Portanto, estamos portanto formas mistas de contratar e com produtos específicos, somente previstas e protegidas no âmbito do direito privado, não constituindo qualquer impedimento caso uma das partes seja uma entidade pública.

Segundo o n.º 1 do artigo 197.º do Código de Procedimento Administrativo, os órgãos administrativos podem celebrar contratos administrativos, salvo se outra coisa resultar da lei ou da natureza das relações a estabelecer.

As entidades públicas estão sujeitas à livre escolha do contrato administrativo, podendo celebrar contratos de direito privado, excepto quando bem ou a forma é vinculativa.

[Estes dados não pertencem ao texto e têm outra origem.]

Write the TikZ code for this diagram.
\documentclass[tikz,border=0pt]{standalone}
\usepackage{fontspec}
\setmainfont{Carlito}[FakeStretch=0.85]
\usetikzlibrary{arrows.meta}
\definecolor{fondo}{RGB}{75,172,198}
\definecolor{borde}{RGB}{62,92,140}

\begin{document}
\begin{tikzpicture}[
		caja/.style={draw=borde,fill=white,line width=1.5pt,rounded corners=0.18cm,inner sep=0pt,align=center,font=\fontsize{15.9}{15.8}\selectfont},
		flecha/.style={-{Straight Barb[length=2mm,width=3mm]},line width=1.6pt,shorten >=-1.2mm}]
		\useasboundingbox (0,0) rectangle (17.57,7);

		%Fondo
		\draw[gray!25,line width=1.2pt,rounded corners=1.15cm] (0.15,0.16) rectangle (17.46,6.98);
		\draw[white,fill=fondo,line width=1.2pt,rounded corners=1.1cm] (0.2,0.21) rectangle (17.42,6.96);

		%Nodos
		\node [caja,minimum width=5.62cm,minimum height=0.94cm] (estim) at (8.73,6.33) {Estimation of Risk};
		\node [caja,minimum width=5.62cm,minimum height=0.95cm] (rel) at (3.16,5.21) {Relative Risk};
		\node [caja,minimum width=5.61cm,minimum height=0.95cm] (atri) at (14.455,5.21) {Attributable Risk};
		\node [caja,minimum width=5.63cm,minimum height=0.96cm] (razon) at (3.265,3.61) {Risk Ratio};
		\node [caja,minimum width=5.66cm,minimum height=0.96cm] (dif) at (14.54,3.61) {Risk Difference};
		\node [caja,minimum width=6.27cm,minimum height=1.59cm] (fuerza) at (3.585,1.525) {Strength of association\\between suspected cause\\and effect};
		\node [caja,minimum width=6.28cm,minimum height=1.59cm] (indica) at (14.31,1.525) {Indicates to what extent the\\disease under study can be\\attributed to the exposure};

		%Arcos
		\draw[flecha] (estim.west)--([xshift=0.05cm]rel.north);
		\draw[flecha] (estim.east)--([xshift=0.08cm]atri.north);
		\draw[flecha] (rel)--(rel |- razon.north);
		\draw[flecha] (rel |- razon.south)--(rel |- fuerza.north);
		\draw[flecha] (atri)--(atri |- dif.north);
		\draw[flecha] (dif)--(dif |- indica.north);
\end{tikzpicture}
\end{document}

A título de exemplo, a celebração de um contrato de concessão de serviço público não pode basear-se no princípio da livre utilização do contrato administrativo, não porque a forma "contrato administrativo" esteja afastada, mas pura e simplesmente porque, de acordo com o princípio da legalidade da Administração, o conteúdo de um tal contrato reclama uma habilitação legal específica, que não a administrativa.

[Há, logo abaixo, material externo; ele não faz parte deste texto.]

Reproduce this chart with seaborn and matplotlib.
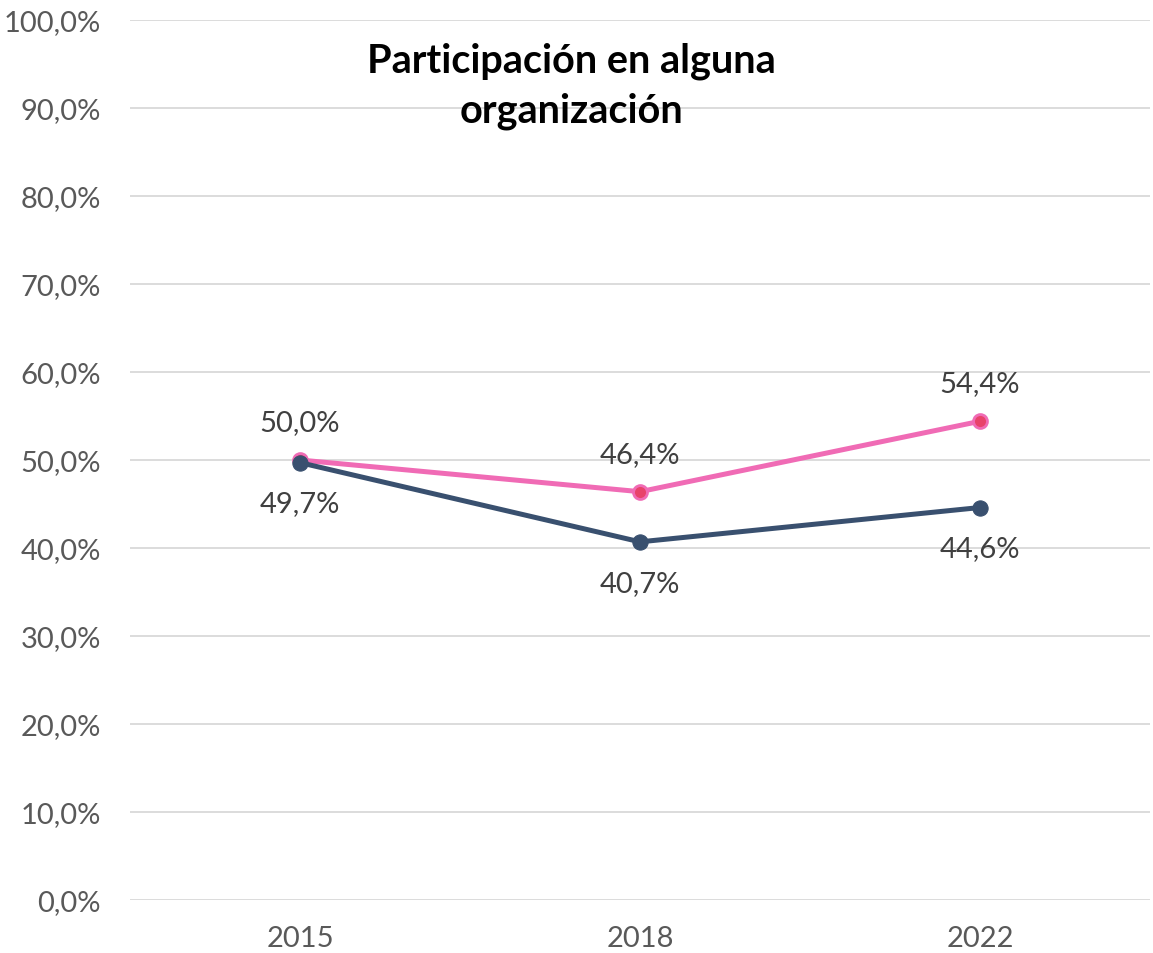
import matplotlib
matplotlib.use('Agg')
import matplotlib.pyplot as plt
import pandas as pd
import seaborn as sns

years = ['2015', '2018', '2022']
pink_vals = [50.0, 46.4, 54.4]
navy_vals = [49.7, 40.7, 44.6]
y_ticks = [0, 10, 20, 30, 40, 50, 60, 70, 80, 90, 100]

df = pd.DataFrame({'year': years * 2,
                   'value': pink_vals + navy_vals,
                   'serie': ['rosa'] * 3 + ['azul'] * 3})
df['x'] = list(range(len(years))) * 2

sns.set_theme(style='white')
plt.rcParams['font.family'] = ['Lato', 'DejaVu Sans']

fig = plt.figure(figsize=(11.53, 9.54), dpi=100)
ax = fig.add_axes([130 / 1153, 1 - 901 / 954, 1020 / 1153, 880 / 954])

for y in y_ticks:
    ax.axhline(y, color='#d9d9d9', lw=1.3, zorder=0)

sns.lineplot(data=df[df.serie == 'rosa'], x='x', y='value', color='#f06bb5',
             lw=3.6, marker='o', markersize=10, markerfacecolor='#e8436a',
             markeredgecolor='#f06bb5', markeredgewidth=2, ax=ax, zorder=3)
sns.lineplot(data=df[df.serie == 'azul'], x='x', y='value', color='#39506f',
             lw=3.6, marker='o', markersize=11, markerfacecolor='#39506f',
             markeredgecolor='#39506f', ax=ax, zorder=4)

def fmt(v):
    return f'{v:.1f}%'.replace('.', ',')

for i, v in enumerate(pink_vals):
    ax.annotate(fmt(v), (i, v), xytext=(0, 18), textcoords='offset points',
                ha='center', va='bottom', fontsize=21, color='#404040')
for i, v in enumerate(navy_vals):
    ax.annotate(fmt(v), (i, v), xytext=(0, -20), textcoords='offset points',
                ha='center', va='top', fontsize=21, color='#404040')

ax.set_xlim(-0.5, 2.5)
ax.set_ylim(0, 100)
ax.set_xticks(range(len(years)))
ax.set_xticklabels(years)
ax.set_yticks(y_ticks)
ax.set_yticklabels([fmt(v) for v in y_ticks])
ax.tick_params(axis='both', labelsize=21, labelcolor='#595959', length=0)
ax.tick_params(axis='y', pad=21)
ax.tick_params(axis='x', pad=18)
ax.set_xlabel('')
ax.set_ylabel('')
for s in ax.spines.values():
    s.set_visible(False)

ax.text(0.433, 0.975, 'Participación en alguna\norganización', transform=ax.transAxes,
        ha='center', va='top', fontsize=28.5, fontweight='bold', color='black',
        linespacing=1.4)

fig.savefig('out.png', dpi=100)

Neste caso, a relação jurídica não tem de ser feita através de contrato administrativo porque o objecto não é exclusivo do direito administrativo.

No entanto, estando em causa uma entidade pública, sujeita a restrições e a vinculações decorrentes do facto de gerir dinheiros públicos e prosseguir interesses colectivos, podem e devem ser aplicadas normas de direito administrativo que salvaguardam a posição pública, e, consequentemente, a gestão de bens alheios.

Pelo que, neste caso, deve a Administração trazer à colação algumas normas de direito administrativo ínsitas no Decreto-Lei n.º 197/99 que institui o regime jurídico de realização de despesas públicas e da contratação pública relativa à locação e aquisição de bens móveis e serviços, adaptando-o à esta realidade.

Neste caso, e segundo o atrás exposto, estamos perante, sobretudo, uma locação, de direitos e bens diversos dos conceitos clássicos, e não perante uma aquisição.

Uma vez que o contrato atípico, mas exigido por lei, está já elaborado, naturalmente, restará apenas escolher o tipo de procedimento sobre o qual a Administração formalizará a decisão de contratar.

Uma vez que estão em causa motivos de aptidão técnica e artística e relativa à protecção de direitos exclusivos ou de direitos de autor, o que leva a que a locação só possa ser executada por um locador, será, obrigatoriamente, escolhido o ajuste directo, independentemente do valor, sem recurso a formalidades intermédias e sujeito a decisão final, sob a forma de adjudicação.

Obviamente não são adaptáveis nem aplicáveis a esta relação jurídica, pela sua própria natureza, as disposições relativas à concorrência, às formalidade que pressupõem a existência de diversos fornecedores/locadores/concorrentes, bem como de candidaturas e sua avaliação.

Por sua lado, poderão ser aplicáveis as disposições relativas à competência para autorizar a despesa decorrente da contratação, as exigências quanto à previsão de determinadas cláusulas contratuais (decorrentes dos princípios gerais de direito) e a exigência de caução (não é obrigatória).